While the Torres conviction may not be set aside due to the missing tape, Taylor’s attorney, Lisa Zavogiannis, maintains the tape in her client’s case is key to determining if he understood what he was doing when he entered a guilty plea. Zavogiannis said she will pursue the matter of the missing tape on her client’s behalf.
The missing Taylor tape reportedly contains audio of his plea before Circuit Court Judge Charles Haston. The defense maintains Taylor entered the plea under advice of his former attorney, Bart Stanley. However, Taylor now says he is not guilty and only entered a plea to avoid a possible longer jail sentence had he gone to trial.

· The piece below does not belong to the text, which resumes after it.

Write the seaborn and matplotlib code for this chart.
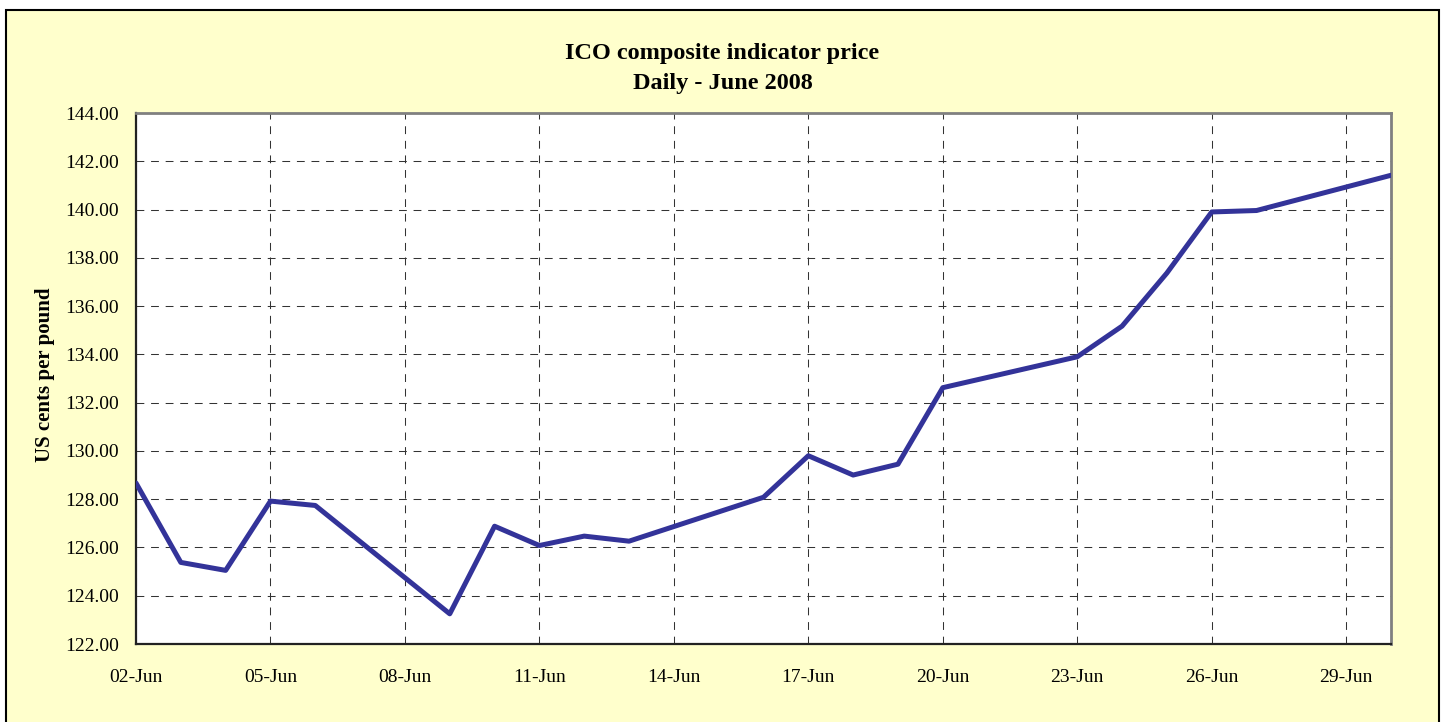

During a hearing last week, Taylor maintained he had only met the co-defendants a day before the knife-point robbery of a Francis Ferry woman. It was later determined the robbery was perpetrated by friends of the victim’s husband’s ex-wife, Connie Cravens. The other defendants, William Thomas Ramsey and Freddie Alton Myers, were both given nine-year sentences.
Taylor now says he was asleep in the car when the other two men entered the victim’s house and committed the robbery and had no idea what was going on. His story was backed up by his co-defendants who testified last week Taylor did not participate in the crime.
Given the recent revelation, Taylor believes his conviction should be reconsidered.
As for the missing tape, no one was able to provide an answer as to why the tape cannot be located. Court records show Taylor was the only case on the docket the day of his plea, meaning his plea could be on a tape by itself if it was ever taped. Zavogiannis says the audio tape could be key to showing her client did not understand what he was getting into when he entered the plea.